— GIVEN INSTRUCTION —
The data below should be printed in full, exactly, and without any of its images.

— RECORDED INFORMATION —
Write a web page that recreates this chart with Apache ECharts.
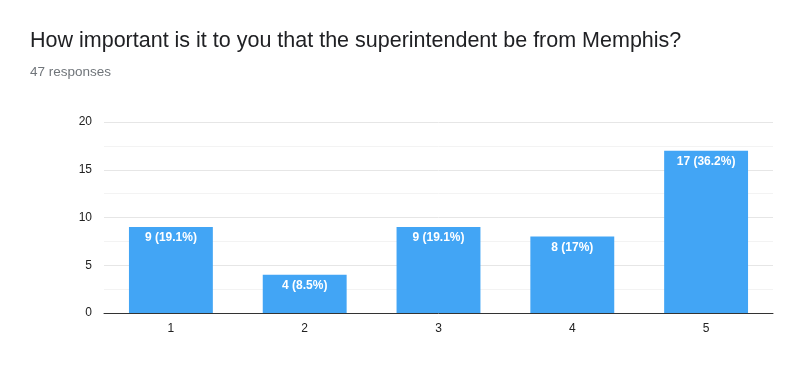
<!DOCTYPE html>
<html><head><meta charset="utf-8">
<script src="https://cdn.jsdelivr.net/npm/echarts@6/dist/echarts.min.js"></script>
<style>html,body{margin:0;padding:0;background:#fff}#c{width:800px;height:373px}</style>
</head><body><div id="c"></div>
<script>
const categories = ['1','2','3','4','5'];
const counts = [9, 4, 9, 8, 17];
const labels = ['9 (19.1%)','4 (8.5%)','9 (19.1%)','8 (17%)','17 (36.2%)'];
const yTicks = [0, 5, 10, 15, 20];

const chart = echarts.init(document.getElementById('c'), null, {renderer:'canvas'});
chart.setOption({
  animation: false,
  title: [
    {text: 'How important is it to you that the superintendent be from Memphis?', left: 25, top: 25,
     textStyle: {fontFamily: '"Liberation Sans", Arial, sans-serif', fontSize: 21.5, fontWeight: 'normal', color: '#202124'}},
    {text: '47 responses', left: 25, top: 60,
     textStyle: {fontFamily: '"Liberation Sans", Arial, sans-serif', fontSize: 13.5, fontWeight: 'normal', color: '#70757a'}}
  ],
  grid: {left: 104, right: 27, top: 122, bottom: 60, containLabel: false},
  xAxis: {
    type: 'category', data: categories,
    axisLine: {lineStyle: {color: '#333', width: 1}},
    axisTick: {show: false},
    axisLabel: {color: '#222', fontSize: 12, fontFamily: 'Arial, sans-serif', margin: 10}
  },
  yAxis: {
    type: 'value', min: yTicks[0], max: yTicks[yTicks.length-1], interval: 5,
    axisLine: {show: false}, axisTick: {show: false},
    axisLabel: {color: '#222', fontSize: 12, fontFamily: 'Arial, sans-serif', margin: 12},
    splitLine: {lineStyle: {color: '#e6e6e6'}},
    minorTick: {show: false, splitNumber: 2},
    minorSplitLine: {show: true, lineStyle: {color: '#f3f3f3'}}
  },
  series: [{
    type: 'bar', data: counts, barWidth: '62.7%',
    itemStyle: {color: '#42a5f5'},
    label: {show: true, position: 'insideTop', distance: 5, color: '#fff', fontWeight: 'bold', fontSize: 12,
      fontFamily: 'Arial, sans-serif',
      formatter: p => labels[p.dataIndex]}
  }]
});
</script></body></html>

— WRITTEN RESPONSE —
Write a web page that recreates this chart with Apache ECharts.
<!DOCTYPE html>
<html><head><meta charset="utf-8">
<script src="https://cdn.jsdelivr.net/npm/echarts@6/dist/echarts.min.js"></script>
<style>html,body{margin:0;padding:0;background:#fff}#c{width:800px;height:373px}</style>
</head><body><div id="c"></div>
<script>
const categories = ['1','2','3','4','5'];
const counts = [9, 4, 9, 8, 17];
const labels = ['9 (19.1%)','4 (8.5%)','9 (19.1%)','8 (17%)','17 (36.2%)'];
const yTicks = [0, 5, 10, 15, 20];

const chart = echarts.init(document.getElementById('c'), null, {renderer:'canvas'});
chart.setOption({
  animation: false,
  title: [
    {text: 'How important is it to you that the superintendent be from Memphis?', left: 25, top: 25,
     textStyle: {fontFamily: '"Liberation Sans", Arial, sans-serif', fontSize: 21.5, fontWeight: 'normal', color: '#202124'}},
    {text: '47 responses', left: 25, top: 60,
     textStyle: {fontFamily: '"Liberation Sans", Arial, sans-serif', fontSize: 13.5, fontWeight: 'normal', color: '#70757a'}}
  ],
  grid: {left: 104, right: 27, top: 122, bottom: 60, containLabel: false},
  xAxis: {
    type: 'category', data: categories,
    axisLine: {lineStyle: {color: '#333', width: 1}},
    axisTick: {show: false},
    axisLabel: {color: '#222', fontSize: 12, fontFamily: 'Arial, sans-serif', margin: 10}
  },
  yAxis: {
    type: 'value', min: yTicks[0], max: yTicks[yTicks.length-1], interval: 5,
    axisLine: {show: false}, axisTick: {show: false},
    axisLabel: {color: '#222', fontSize: 12, fontFamily: 'Arial, sans-serif', margin: 12},
    splitLine: {lineStyle: {color: '#e6e6e6'}},
    minorTick: {show: false, splitNumber: 2},
    minorSplitLine: {show: true, lineStyle: {color: '#f3f3f3'}}
  },
  series: [{
    type: 'bar', data: counts, barWidth: '62.7%',
    itemStyle: {color: '#42a5f5'},
    label: {show: true, position: 'insideTop', distance: 5, color: '#fff', fontWeight: 'bold', fontSize: 12,
      fontFamily: 'Arial, sans-serif',
      formatter: p => labels[p.dataIndex]}
  }]
});
</script></body></html>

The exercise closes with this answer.